I-SIS has warned also of the dangers involved in the technology, and predicted that the recombinase enzyme used will scrambled genomes (see 'Terminator in new guises' I-SIS News #3, December 1999.This has now been demonstrated in transgenic mice engineered with the recombinase.
The recombinase Cre is part of the 'site-specific recombination' Cre/lox system originally isolated from the bacteriophage (bacterial virus) P1. Cre catalyses recombination between two lox sites, splicing out any stretch of DNA in between. The lox site is a 34 basepair element consisting of 13 basepair inverted repeat separated by a core of 8 basepairs. In order to work, the 8 basepair core of the two lox sites have to be in the same orientation.
The system is not only used in plants, but extensively exploited in transgenic mice. Studies in the test-tube have shown that Cre recombinase can catalyze recombination between DNA sequences found naturally in yeast and mammalian genomes. These 'illegitimate sites' often bear little sequence similarity to the lox element. However, there have been no reports on such illegitimate recognition in the animals or plants themselves. And there have even been pilot studies using the Cre/lox system in human gene therapy.

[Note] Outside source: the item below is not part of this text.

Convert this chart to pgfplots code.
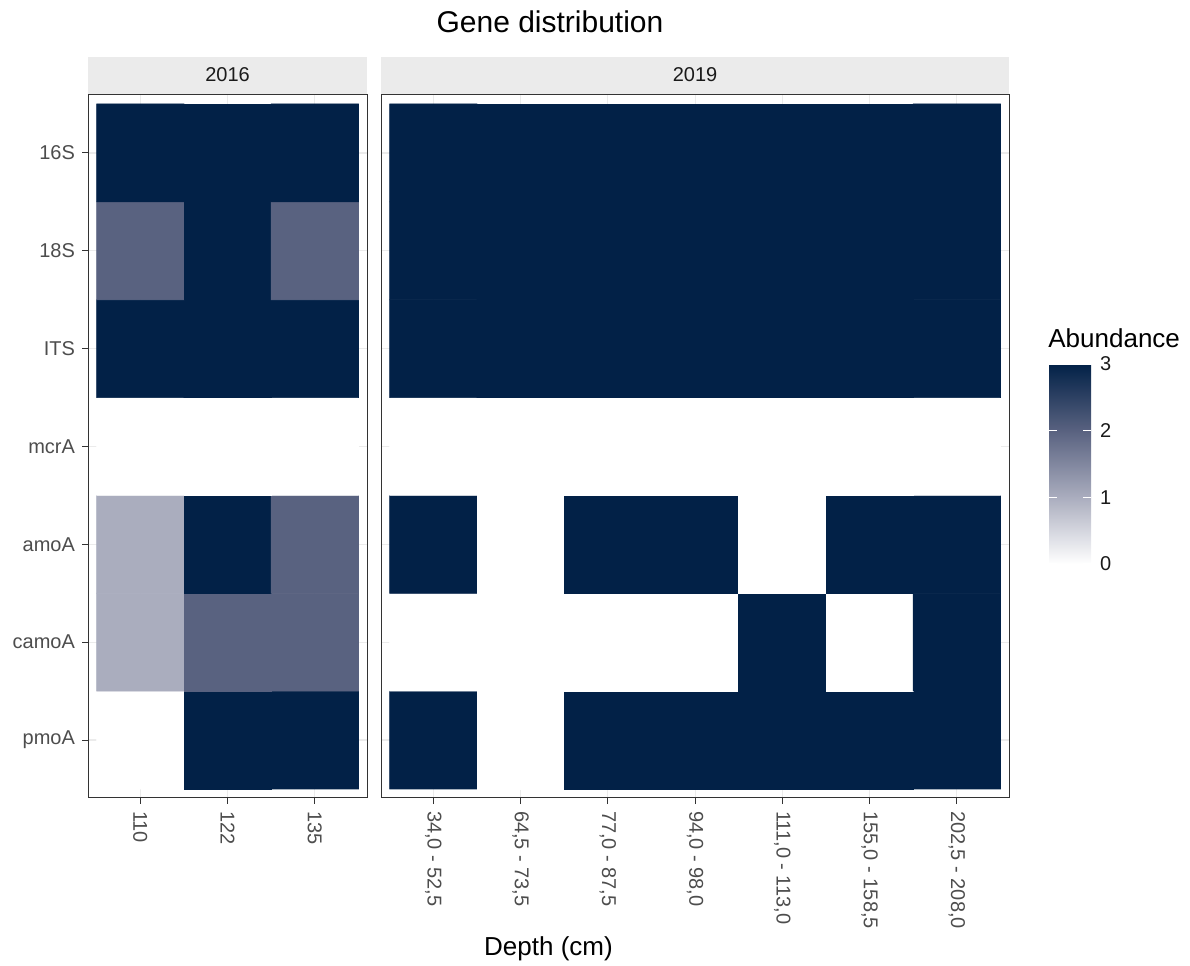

In a study just published (1), researchers in the United States showed that high levels of Cre expression in the spermatids of heterozygous transgenic mice leads to 100% sterility in the males, despite the absence of any lox sites. Heterozygous mice carry only one copy of the Cre recombinase gene.
The sterility is caused directly by the recombinase enzyme scrambling the genome, essentially by breaking and rejoining DNA at inappropriate sites on the same or different chromosomes. The researchers have pinpointed the genome scrambling event to the time at which the two 'daughter' spermatids and their paired chromosomes have just separated from each other; but are still joined by a 'cytoplasmic bridge'. This is enough to allow the enzyme to pass from the spermatid containing the recombinase gene to the other which does not, thereby to scramble up the chromosomes of both the transgenic and nontransgenic spermatid. The result is 100% sterility. Embryos fertilized by these sperms arrest predominantly at the 2 cell stage, and do not go beyond the four cell stage.
The researchers warn: 'These results indicate that Cre can catalyze illegitimate recombination having overt pathological consequences in animals.' A similar recombination system is found in animals containing the RAG recombinases. There, illegitimate recombinations in somatic cells are linked to human leukemias.